You see this book is finished and it is a bad book and I must get rid of it. It can't be printed. It is bad because it isn't honest. Oh! the incidents all happened but — I'm not telling as much of the truth about them as I know. In satire you have to restrict the picture and I just can't do satire. I've written three books now that were dishonest because they were less than the best that I could do. One you never saw because I burned it the day I finished it. … My whole work drive has been aimed at making people understand each other and then I deliberately write this book, the aim of which is to cause hatred through partial understanding. My father would have called it a smart-alec book. It was full of tricks to make people ridiculous. If I can't do better I have slipped badly. And that I won't admit — yet.
What a frightening thing is the human, a mass of gauges and dials and registers, and we can read only a few and those perhaps not accurately.
It is a common experience that a problem difficult at night is resolved in the morning after the committee of sleep has worked on it.
When the virus of restlessness begins to take possession of a wayward man, and the road away from Here seems broad and straight and sweet, the victim must first find himself a good and sufficient reason for going.
Syntax, my lad. It has been restored to the highest place in the republic.
I wonder why progress looks so much like destruction.
It is a nice thing to be working and believing in my work again. I hope I can keep the drive. I only feel whole and well when it is this way.
Sometimes a kind of glory lights up the mind of a man. It happens to nearly everyone. You can feel it growing or preparing like a fuse burning toward dynamite. It is a feeling in the stomach, a delight of the nerves, of the forearms. The skin tastes the air, and every deep-drawn breath is sweet. Its beginning has the pleasure of a great stretching yawn; it flashes in the brain and the whole world glows outside your eyes. A man may have lived all his life in the gray, and the land and trees of him dark and somber. The events, even the important ones, may have trooped by faceless and pale. And then — the glory — so that a cricket song sweetens the ears, the smell of the earth rises chanting to his nose, and dappling light under a tree blesses his eyes. Then a man pours outward, a torrent of him, and yet he is not diminished…

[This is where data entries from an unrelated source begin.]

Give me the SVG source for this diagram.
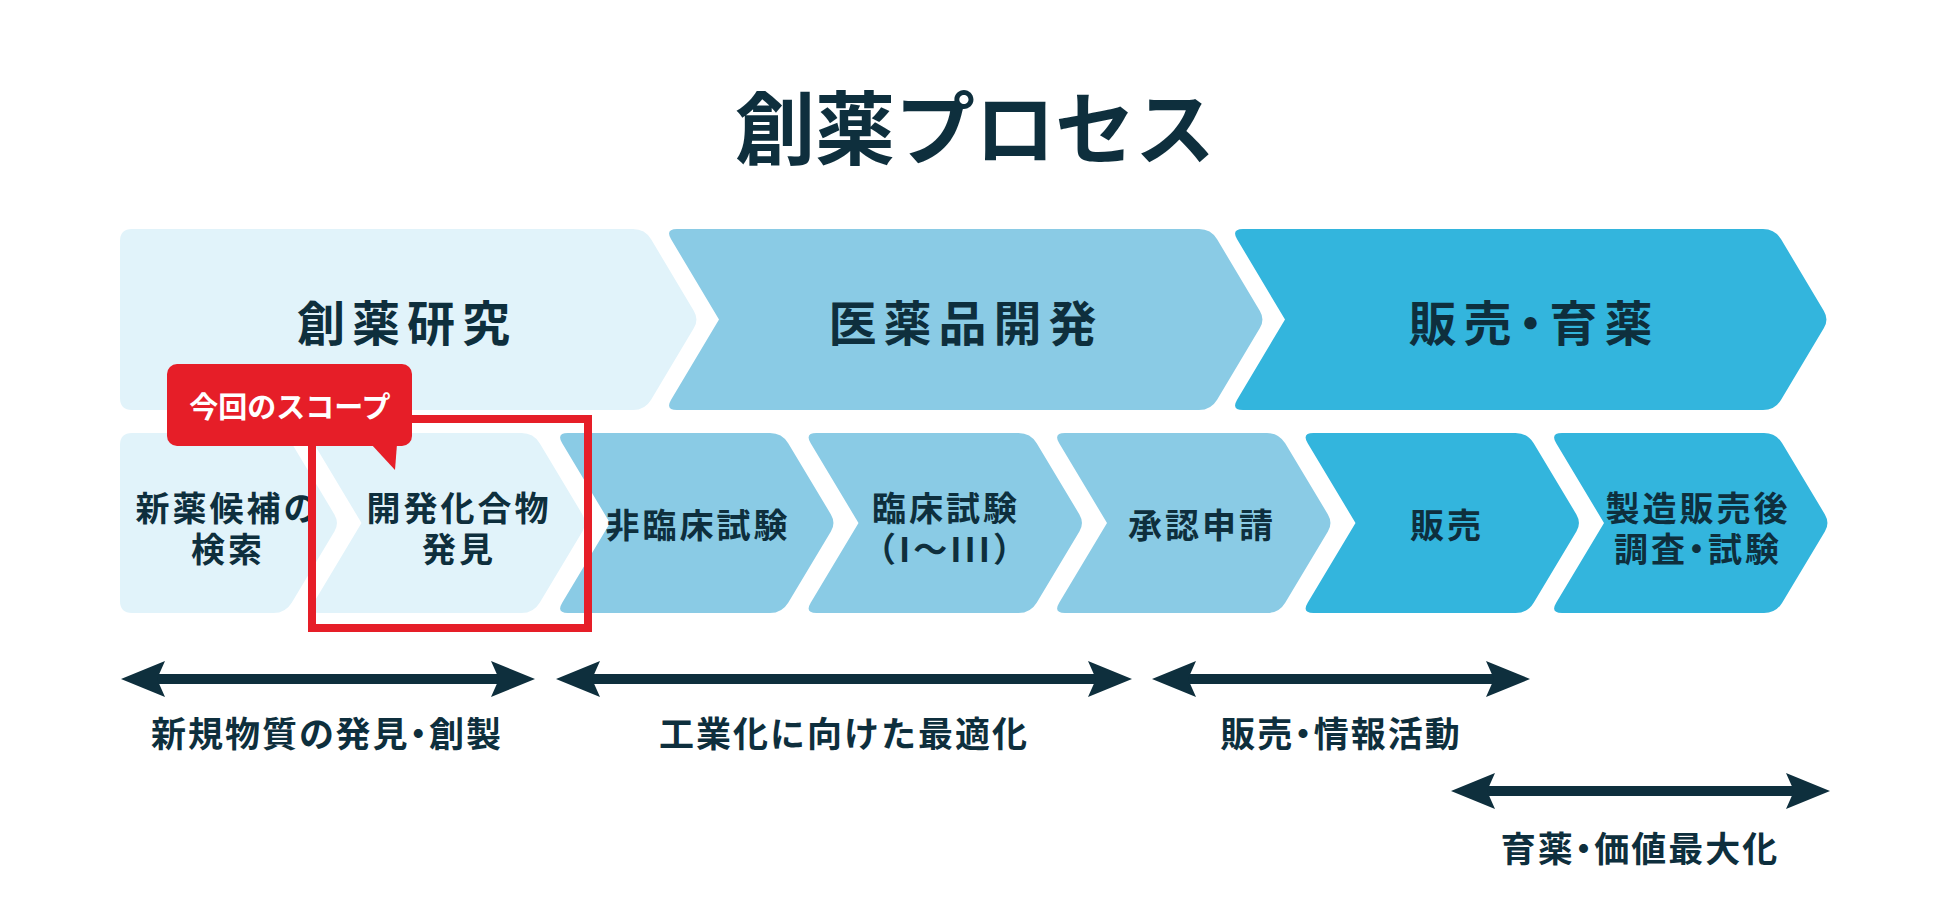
<svg xmlns="http://www.w3.org/2000/svg" width="1950" height="907" viewBox="0 0 1950 907">
  <style>
    .t { font-family: "Noto Sans CJK JP", "Noto Sans", sans-serif; font-weight: 700; fill: #0e2f3d; text-anchor: middle; dominant-baseline: central; }
    .title { font-size: 80px; }
    .phase { font-size: 48px; letter-spacing: 7px; }
    .step { font-size: 34px; letter-spacing: 3px; }
    .lab { font-size: 35px; letter-spacing: 2px; }
    .palt { font-feature-settings: "palt" 1; }
    .co { font-size: 29px; fill: #ffffff; }
    .c1 { fill: #e1f3fa; }
    .c2 { fill: #8acbe5; }
    .c3 { fill: #33b5dd; }
    .arrow { stroke: #0e2f3d; stroke-width: 10; fill: none; marker-start: url(#ah); marker-end: url(#ah); }
  </style>
  <defs>
    <path id="chevL" d="M 12,0 L 214,0 Q 226,0 232.2,10.3 L 274.9,81.4 Q 280,90 274.9,98.6 L 232.2,169.7 Q 226,180 214,180 L 12,180 Q 0,180 6.2,169.7 L 54,90 L 6.2,10.3 Q 0,0 12,0 Z"/>
    <marker id="ah" viewBox="0 0 44 36" markerWidth="44" markerHeight="36" refX="8" refY="18" orient="auto-start-reverse" markerUnits="userSpaceOnUse">
      <path d="M 0,0 L 44,18 L 0,36 L 8,18 Z" fill="#0e2f3d"/>
    </marker>
  </defs>
  <rect width="1950" height="907" fill="#ffffff"/>

  <text class="t title" x="975" y="123">創薬プロセス</text>

  <g id="phase-research">
    <path class="c1" d="M 132,229 L 633,229 Q 645,229 651.1,239.3 L 693.9,310.9 Q 699,319.5 693.9,328.1 L 651.1,399.7 Q 645,410 633,410 L 132,410 Q 120,410 120,398 L 120,241 Q 120,229 132,229 Z"/>
    <text class="t phase" x="407" y="320">創薬研究</text>
  </g>
  <g id="phase-development">
    <path class="c2" d="M 677,229 L 1199,229 Q 1211,229 1217.1,239.3 L 1259.9,310.9 Q 1265,319.5 1259.9,328.1 L 1217.1,399.7 Q 1211,410 1199,410 L 677,410 Q 665,410 671.1,399.7 L 719,319.5 L 671.1,239.3 Q 665,229 677,229 Z"/>
    <text class="t phase" x="966" y="320">医薬品開発</text>
  </g>
  <g id="phase-sales">
    <path class="c3" d="M 1243,229 L 1763,229 Q 1775,229 1781.1,239.3 L 1823.9,310.9 Q 1829,319.5 1823.9,328.1 L 1781.1,399.7 Q 1775,410 1763,410 L 1243,410 Q 1231,410 1237.1,399.7 L 1285,319.5 L 1237.1,239.3 Q 1231,229 1243,229 Z"/>
    <text class="t phase palt" x="1534" y="320">販売・育薬</text>
  </g>

  <g id="step-search">
    <path class="c1" d="M 132,433 L 273.5,433 Q 285.5,433 291.7,443.3 L 334.4,514.4 Q 339.5,523 334.4,531.6 L 291.7,602.7 Q 285.5,613 273.5,613 L 132,613 Q 120,613 120,601 L 120,445 Q 120,433 132,433 Z"/>
    <text class="t step" x="228" y="506">新薬候補の</text>
    <text class="t step" x="228" y="547">検索</text>
  </g>
  <g id="step-discovery">
    <use href="#chevL" class="c1" x="307.5" y="433"/>
    <text class="t step" x="459" y="506">開発化合物</text>
    <text class="t step" x="459" y="547">発見</text>
  </g>
  <g id="step-nonclinical">
    <use href="#chevL" class="c2" x="556" y="433"/>
    <text class="t step" x="698" y="523">非臨床試験</text>
  </g>
  <g id="step-clinical">
    <use href="#chevL" class="c2" x="804.5" y="433"/>
    <text class="t step" x="946" y="506">臨床試験</text>
    <text class="t step" x="946" y="547">（I～III）</text>
  </g>
  <g id="step-approval">
    <use href="#chevL" class="c2" x="1053" y="433"/>
    <text class="t step" x="1202" y="523">承認申請</text>
  </g>
  <g id="step-sales">
    <use href="#chevL" class="c3" x="1301.5" y="433"/>
    <text class="t step" x="1447" y="523">販売</text>
  </g>
  <g id="step-postmarketing">
    <use href="#chevL" class="c3" x="1550" y="433"/>
    <text class="t step" x="1698" y="506">製造販売後</text>
    <text class="t step palt" x="1698" y="547">調査・試験</text>
  </g>

  <g id="scope">
    <rect x="312" y="419" width="276" height="209" fill="none" stroke="#e61e28" stroke-width="8"/>
    <rect x="167" y="364" width="245" height="82" rx="10" fill="#e61e28"/>
    <path d="M 371,444 L 397,444 L 395,470 Z" fill="#e61e28"/>
    <text class="t co" x="290" y="405">今回のスコープ</text>
  </g>

  <g id="connectors">
    <line class="arrow" x1="157" y1="679" x2="499" y2="679"/>
    <line class="arrow" x1="592" y1="679" x2="1096" y2="679"/>
    <line class="arrow" x1="1188" y1="679" x2="1494" y2="679"/>
    <line class="arrow" x1="1487" y1="791" x2="1794" y2="791"/>
  </g>

  <g id="labels">
    <text class="t lab palt" x="327" y="731">新規物質の発見・創製</text>
    <text class="t lab" x="844" y="731">工業化に向けた最適化</text>
    <text class="t lab palt" x="1341" y="731">販売・情報活動</text>
    <text class="t lab palt" x="1640" y="846">育薬・価値最大化</text>
  </g>
</svg>
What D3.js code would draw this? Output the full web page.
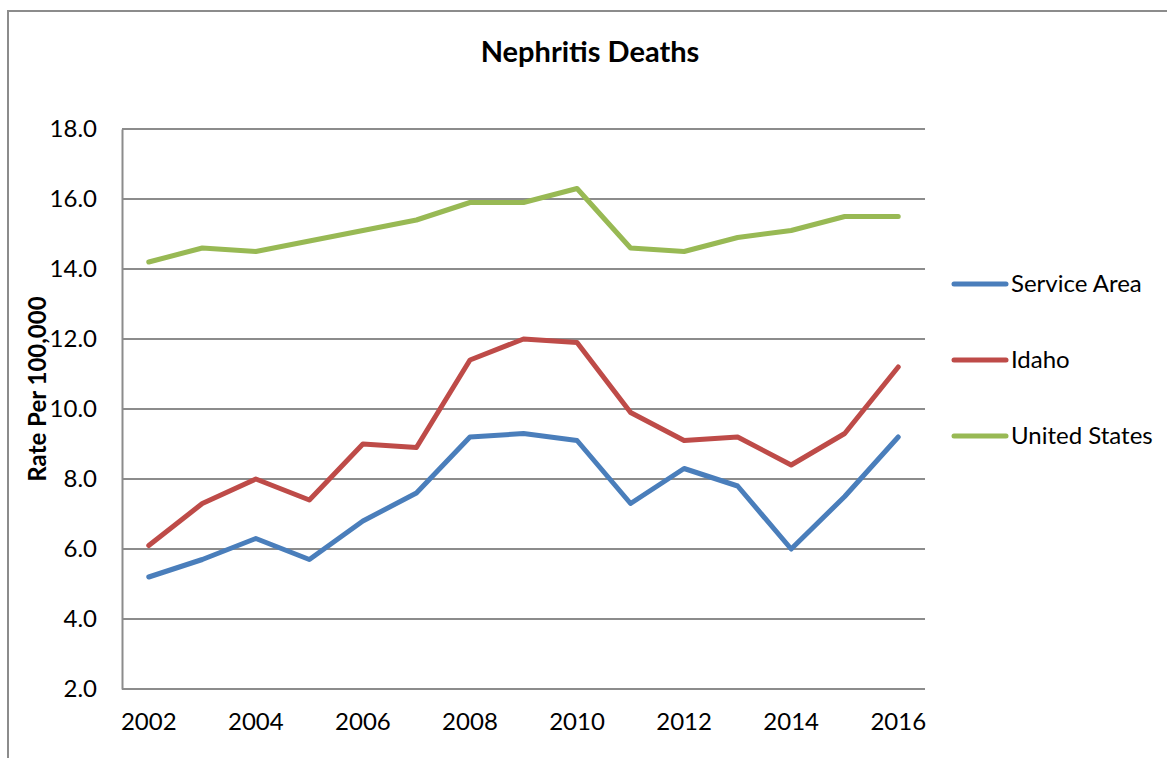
<!DOCTYPE html>
<html><head><meta charset="utf-8">
<script src="https://cdn.jsdelivr.net/npm/d3@7"></script>
<style>body{margin:0;background:#fff}svg{display:block}</style>
</head><body>
<script>
const years = [2002,2003,2004,2005,2006,2007,2008,2009,2010,2011,2012,2013,2014,2015,2016];
const serviceArea = [5.2,5.7,6.3,5.7,6.8,7.6,9.2,9.3,9.1,7.3,8.3,7.8,6.0,7.5,9.2];
const idaho = [6.1,7.3,8.0,7.4,9.0,8.9,11.4,12.0,11.9,9.9,9.1,9.2,8.4,9.3,11.2];
const unitedStates = [14.2,14.6,14.5,14.8,15.1,15.4,15.9,15.9,16.3,14.6,14.5,14.9,15.1,15.5,15.5];
const yTicks = [2,4,6,8,10,12,14,16,18];
const xTickLabels = [2002,2004,2006,2008,2010,2012,2014,2016];
const seriesNames = ["Service Area","Idaho","United States"];
const colors = ["#4a7ebb","#be4b48","#98b954"];

const W=1167,H=758;
const svg=d3.select("body").append("svg").attr("width",W).attr("height",H);
const font="Lato, 'Open Sans', sans-serif";
// outer border
svg.append("path").attr("d","M8,758 V11 H1167").attr("fill","none").attr("stroke","#8c8c8c").attr("stroke-width",2);

const L=122,R=925,T=129,B=689;
const x=d3.scaleBand().domain(years).range([L,R]);
const y=d3.scaleLinear().domain([2,18]).range([B,T]);

const g=svg.append("g");
// gridlines
g.selectAll("line.grid").data(yTicks).join("line")
 .attr("x1",L).attr("x2",R).attr("y1",d=>y(d)).attr("y2",d=>y(d))
 .attr("stroke","#8c8c8c").attr("stroke-width",2);
// y axis
const ya=svg.append("g").attr("transform",`translate(${L},0)`)
 .call(d3.axisLeft(y).tickValues(yTicks).tickSize(0).tickPadding(25).tickFormat(d3.format(".1f")));
ya.select(".domain").attr("stroke","#8c8c8c").attr("stroke-width",2);
ya.selectAll("text").attr("font-family",font).attr("font-size",24).attr("fill","#000");
// x axis
const xa=svg.append("g").attr("transform",`translate(0,${B})`)
 .call(d3.axisBottom(x).tickValues(xTickLabels).tickSize(0).tickPadding(24).tickFormat(d=>d));
xa.select(".domain").remove();
xa.selectAll("text").attr("font-family",font).attr("font-size",24).attr("fill","#000");

const cx=d=>x(d)+x.bandwidth()/2;
const data=[serviceArea,idaho,unitedStates];
const line=d3.line().x((d,i)=>cx(years[i])).y(d=>y(d));
data.forEach((s,k)=>{
  svg.append("path").attr("d",line(s)).attr("fill","none").attr("stroke",colors[k])
   .attr("stroke-width",5).attr("stroke-linejoin","round").attr("stroke-linecap","round");
});

// title
svg.append("text").attr("x",590).attr("y",62).attr("text-anchor","middle")
 .attr("font-family",font).attr("font-weight","bold").attr("font-size",29).text("Nephritis Deaths");
// y label
svg.append("text").attr("transform","translate(46,389) rotate(-90)").attr("text-anchor","middle")
 .attr("font-family",font).attr("font-weight","bold").attr("font-size",24).text("Rate Per 100,000");

// legend
const ly=[284,360,436];
seriesNames.forEach((n,k)=>{
  svg.append("line").attr("x1",954).attr("x2",1006).attr("y1",ly[k]).attr("y2",ly[k])
   .attr("stroke",colors[k]).attr("stroke-width",5).attr("stroke-linecap","round");
  svg.append("text").attr("x",1011).attr("y",ly[k]+8).attr("font-family",font).attr("font-size",24).text(n);
});
</script>
</body></html>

We value virtue but do not discuss it. The honest bookkeeper, the faithful wife, the earnest scholar get little of our attention compared to the embezzler, the tramp, the cheat.
Sectional football games have the glory and the despair of war, and when a Texas team takes the field against a foreign state, it is an army with banners.
Our species is the only creative species, and it has only one creative instrument, the individual mind and spirit of a man. Nothing was ever created by two men. There are no good collaborations, whether in art, in music, in poetry, in mathematics, in philosophy. Once the miracle of creation has taken place, the group can build and extend it, but the group never invents anything. The preciousness lies in the lonely mind of a man.
And now the forces marshaled around the concept of the group have declared a war of extermination on that preciousness, the mind of man. By disparagement, by starvation, by repressions, forced direction, and the stunning blows of conditioning, the free, roving mind is being pursued, roped, blunted, drugged. It is a sad suicidal course our species seems to have taken.
And this I believe: that the free, exploring mind of the individual human is the most valuable thing in the world. And this I would fight for: the freedom of the mind to take any direction it wishes, undirected. And this I must fight against: any religion, or government which limits or destroys the individual. This is what I am and what I am about. I can understand why a system built on a pattern must try to destroy the free mind, for it is the one thing which can by inspection destroy such a system. Surely I can understand this, and I hate it and I will fight against it to preserve the one thing that separates us from the uncreative beasts. If the glory can be killed, we are lost.
What a wonderful thing a woman is. I can admire what they do even if I don't understand why.